=== What to produce ===
Reading the listing below, count the lines that contain the word "this" and give that count alone.

* BEGIN Data excerpts *

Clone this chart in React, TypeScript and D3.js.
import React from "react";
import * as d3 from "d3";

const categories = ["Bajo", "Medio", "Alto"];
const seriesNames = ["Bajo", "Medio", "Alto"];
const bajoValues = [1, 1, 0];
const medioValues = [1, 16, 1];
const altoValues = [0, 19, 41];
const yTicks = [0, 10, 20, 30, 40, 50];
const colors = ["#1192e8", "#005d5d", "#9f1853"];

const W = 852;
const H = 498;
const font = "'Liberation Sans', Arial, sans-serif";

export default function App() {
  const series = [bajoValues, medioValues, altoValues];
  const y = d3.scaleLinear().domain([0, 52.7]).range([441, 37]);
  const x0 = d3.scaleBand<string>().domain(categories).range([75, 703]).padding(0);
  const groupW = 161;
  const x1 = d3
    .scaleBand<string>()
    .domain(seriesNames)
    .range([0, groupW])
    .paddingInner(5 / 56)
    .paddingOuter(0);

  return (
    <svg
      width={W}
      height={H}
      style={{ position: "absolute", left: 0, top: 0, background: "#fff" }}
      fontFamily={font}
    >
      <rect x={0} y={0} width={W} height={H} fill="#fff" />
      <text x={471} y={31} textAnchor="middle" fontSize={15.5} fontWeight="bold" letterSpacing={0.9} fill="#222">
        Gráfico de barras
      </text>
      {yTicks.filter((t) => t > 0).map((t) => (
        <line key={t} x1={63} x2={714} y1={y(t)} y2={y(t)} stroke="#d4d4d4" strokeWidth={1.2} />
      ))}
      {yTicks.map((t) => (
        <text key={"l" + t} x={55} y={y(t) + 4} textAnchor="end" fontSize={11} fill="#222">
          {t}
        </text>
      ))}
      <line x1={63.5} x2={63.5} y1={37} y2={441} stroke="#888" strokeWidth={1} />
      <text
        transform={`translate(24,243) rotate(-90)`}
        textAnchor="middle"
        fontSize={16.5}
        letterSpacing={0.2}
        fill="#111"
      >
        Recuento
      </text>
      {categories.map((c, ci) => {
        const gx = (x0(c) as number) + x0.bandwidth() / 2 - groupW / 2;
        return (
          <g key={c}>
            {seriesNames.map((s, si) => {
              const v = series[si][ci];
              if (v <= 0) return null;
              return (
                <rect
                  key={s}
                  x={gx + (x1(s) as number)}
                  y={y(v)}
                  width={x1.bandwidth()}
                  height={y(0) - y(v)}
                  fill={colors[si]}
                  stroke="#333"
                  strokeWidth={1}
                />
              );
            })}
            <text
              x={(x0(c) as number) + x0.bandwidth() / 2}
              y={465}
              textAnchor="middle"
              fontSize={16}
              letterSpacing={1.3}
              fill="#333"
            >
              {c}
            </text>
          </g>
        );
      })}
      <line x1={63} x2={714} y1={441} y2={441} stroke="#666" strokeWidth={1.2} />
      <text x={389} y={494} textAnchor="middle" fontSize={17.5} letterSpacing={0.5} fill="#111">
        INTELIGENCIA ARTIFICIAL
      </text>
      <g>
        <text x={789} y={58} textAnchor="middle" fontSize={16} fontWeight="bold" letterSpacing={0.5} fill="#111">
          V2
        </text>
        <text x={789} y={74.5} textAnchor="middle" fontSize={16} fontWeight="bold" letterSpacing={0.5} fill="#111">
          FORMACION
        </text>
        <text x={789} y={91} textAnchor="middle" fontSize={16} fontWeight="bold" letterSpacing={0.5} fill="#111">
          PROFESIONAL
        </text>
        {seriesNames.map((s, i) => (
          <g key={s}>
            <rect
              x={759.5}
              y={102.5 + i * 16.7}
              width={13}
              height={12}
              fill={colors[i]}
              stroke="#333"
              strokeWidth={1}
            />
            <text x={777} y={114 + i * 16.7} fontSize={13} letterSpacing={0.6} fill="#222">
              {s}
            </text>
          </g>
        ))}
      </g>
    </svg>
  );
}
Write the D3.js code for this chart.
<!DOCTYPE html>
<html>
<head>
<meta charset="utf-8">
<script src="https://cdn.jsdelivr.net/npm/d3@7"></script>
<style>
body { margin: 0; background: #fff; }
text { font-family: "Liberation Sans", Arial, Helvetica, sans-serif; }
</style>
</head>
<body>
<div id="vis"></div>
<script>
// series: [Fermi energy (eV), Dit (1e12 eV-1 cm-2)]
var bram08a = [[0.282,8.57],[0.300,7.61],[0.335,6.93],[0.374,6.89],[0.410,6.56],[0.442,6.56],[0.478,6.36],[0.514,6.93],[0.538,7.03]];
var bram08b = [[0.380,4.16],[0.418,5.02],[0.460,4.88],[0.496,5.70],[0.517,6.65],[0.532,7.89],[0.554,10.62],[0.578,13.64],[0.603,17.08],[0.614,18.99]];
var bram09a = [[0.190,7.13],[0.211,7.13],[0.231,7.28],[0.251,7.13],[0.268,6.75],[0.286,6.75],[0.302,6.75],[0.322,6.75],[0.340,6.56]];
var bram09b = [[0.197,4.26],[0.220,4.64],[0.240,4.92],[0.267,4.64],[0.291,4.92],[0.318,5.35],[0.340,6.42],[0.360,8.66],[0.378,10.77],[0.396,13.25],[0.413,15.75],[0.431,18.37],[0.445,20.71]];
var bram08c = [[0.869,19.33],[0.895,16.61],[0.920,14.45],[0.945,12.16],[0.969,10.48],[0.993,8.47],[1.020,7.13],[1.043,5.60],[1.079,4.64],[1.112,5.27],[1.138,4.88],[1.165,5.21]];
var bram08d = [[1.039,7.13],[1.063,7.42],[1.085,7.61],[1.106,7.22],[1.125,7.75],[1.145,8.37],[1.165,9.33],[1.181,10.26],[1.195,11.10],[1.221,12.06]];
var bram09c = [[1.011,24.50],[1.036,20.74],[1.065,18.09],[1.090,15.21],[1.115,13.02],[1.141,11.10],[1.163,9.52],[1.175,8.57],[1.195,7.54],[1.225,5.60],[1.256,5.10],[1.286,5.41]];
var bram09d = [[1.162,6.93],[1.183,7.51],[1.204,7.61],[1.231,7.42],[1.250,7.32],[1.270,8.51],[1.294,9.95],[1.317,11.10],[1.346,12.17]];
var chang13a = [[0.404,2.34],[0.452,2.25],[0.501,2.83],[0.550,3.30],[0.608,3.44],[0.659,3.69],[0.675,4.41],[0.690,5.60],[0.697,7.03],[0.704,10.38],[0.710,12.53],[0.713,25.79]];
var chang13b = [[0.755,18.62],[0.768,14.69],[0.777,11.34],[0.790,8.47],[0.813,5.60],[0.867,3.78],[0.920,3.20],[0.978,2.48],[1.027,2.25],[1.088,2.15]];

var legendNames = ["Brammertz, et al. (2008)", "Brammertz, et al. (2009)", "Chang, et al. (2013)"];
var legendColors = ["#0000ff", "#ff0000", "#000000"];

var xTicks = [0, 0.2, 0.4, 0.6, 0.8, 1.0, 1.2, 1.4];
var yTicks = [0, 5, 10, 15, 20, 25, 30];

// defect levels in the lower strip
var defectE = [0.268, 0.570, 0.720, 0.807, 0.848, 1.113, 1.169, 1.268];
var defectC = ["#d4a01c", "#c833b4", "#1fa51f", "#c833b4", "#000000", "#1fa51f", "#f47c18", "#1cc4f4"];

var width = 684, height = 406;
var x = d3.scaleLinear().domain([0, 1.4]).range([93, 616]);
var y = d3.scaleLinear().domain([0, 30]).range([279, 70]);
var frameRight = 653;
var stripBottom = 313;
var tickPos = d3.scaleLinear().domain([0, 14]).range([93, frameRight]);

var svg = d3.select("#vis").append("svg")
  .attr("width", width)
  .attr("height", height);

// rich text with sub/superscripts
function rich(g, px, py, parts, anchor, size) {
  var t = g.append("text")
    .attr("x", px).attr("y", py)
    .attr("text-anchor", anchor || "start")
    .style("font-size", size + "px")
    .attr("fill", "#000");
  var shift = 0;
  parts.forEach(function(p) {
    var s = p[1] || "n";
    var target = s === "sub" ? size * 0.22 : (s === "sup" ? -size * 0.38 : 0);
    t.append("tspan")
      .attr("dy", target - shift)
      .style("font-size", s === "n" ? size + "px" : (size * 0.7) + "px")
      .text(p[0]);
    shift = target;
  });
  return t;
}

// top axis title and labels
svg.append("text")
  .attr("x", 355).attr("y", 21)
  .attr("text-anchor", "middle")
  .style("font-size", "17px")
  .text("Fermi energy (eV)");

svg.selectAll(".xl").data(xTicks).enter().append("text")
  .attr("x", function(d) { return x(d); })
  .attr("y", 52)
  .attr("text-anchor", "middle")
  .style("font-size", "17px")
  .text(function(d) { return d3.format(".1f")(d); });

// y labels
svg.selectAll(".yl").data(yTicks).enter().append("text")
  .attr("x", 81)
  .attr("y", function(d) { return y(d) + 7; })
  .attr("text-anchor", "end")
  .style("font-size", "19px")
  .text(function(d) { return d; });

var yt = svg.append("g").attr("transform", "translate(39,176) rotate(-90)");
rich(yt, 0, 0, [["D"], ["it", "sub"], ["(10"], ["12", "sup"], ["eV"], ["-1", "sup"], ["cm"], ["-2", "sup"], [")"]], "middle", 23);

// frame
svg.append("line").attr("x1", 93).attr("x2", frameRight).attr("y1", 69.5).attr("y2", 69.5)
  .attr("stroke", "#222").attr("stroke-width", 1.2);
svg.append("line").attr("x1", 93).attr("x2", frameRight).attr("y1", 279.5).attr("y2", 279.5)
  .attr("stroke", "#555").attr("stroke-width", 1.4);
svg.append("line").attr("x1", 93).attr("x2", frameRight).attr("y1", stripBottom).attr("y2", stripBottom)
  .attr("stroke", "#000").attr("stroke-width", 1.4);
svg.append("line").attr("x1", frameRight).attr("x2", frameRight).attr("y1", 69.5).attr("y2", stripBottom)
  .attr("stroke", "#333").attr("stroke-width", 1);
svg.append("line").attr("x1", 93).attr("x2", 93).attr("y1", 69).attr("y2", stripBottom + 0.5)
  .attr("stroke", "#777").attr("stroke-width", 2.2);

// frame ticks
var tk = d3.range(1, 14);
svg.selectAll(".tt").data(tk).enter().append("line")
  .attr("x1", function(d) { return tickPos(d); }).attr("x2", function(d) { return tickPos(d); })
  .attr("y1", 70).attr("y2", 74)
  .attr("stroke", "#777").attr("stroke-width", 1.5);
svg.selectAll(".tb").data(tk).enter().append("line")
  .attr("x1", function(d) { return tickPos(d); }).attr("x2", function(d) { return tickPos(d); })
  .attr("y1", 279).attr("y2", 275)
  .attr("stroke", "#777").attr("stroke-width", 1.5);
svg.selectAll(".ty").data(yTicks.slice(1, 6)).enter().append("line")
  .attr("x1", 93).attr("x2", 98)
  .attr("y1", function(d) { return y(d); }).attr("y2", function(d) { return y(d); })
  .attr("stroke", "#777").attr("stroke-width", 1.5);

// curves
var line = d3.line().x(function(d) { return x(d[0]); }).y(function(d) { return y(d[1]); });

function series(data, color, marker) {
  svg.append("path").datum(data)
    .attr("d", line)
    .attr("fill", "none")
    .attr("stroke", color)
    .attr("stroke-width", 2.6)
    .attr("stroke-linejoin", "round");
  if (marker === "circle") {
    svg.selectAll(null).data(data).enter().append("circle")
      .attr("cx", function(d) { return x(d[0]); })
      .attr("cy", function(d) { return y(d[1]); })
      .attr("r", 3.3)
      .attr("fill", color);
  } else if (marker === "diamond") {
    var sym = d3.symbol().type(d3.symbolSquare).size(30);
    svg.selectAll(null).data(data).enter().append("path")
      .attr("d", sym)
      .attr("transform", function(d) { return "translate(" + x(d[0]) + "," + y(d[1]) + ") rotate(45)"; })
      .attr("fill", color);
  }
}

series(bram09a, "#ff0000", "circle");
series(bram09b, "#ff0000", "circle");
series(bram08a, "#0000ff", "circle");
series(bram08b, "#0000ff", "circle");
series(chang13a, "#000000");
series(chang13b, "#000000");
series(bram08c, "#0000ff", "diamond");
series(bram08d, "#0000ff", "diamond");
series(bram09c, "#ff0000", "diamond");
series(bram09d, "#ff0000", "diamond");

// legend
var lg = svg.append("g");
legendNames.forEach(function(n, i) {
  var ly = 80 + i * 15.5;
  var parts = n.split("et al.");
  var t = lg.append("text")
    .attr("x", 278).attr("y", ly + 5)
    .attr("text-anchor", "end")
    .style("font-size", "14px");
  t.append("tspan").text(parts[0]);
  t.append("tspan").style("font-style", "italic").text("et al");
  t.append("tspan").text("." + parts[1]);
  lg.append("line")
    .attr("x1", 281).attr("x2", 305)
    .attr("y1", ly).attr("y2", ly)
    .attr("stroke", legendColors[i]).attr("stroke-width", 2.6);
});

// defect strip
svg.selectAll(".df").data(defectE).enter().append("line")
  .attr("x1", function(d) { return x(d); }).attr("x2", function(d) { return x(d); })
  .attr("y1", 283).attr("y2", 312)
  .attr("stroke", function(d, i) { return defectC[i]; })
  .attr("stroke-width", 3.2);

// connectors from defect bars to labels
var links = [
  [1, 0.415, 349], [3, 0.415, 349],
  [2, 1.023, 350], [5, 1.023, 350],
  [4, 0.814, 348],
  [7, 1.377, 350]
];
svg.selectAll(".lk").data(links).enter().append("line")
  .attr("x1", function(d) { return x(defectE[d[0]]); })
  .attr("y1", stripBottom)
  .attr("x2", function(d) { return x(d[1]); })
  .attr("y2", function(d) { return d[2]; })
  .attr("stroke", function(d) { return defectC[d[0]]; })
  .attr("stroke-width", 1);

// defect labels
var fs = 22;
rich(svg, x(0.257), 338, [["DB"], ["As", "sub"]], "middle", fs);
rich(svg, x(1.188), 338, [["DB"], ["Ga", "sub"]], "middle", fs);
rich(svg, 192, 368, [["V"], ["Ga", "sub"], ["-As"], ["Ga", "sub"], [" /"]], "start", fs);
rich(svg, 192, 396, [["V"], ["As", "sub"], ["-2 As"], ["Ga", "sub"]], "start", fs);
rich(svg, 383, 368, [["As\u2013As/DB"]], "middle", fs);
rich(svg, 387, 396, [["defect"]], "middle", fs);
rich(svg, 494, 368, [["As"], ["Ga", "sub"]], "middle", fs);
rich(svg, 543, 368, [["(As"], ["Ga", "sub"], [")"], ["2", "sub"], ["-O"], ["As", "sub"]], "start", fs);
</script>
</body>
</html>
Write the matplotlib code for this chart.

* END Data excerpts *

=== Final result ===
3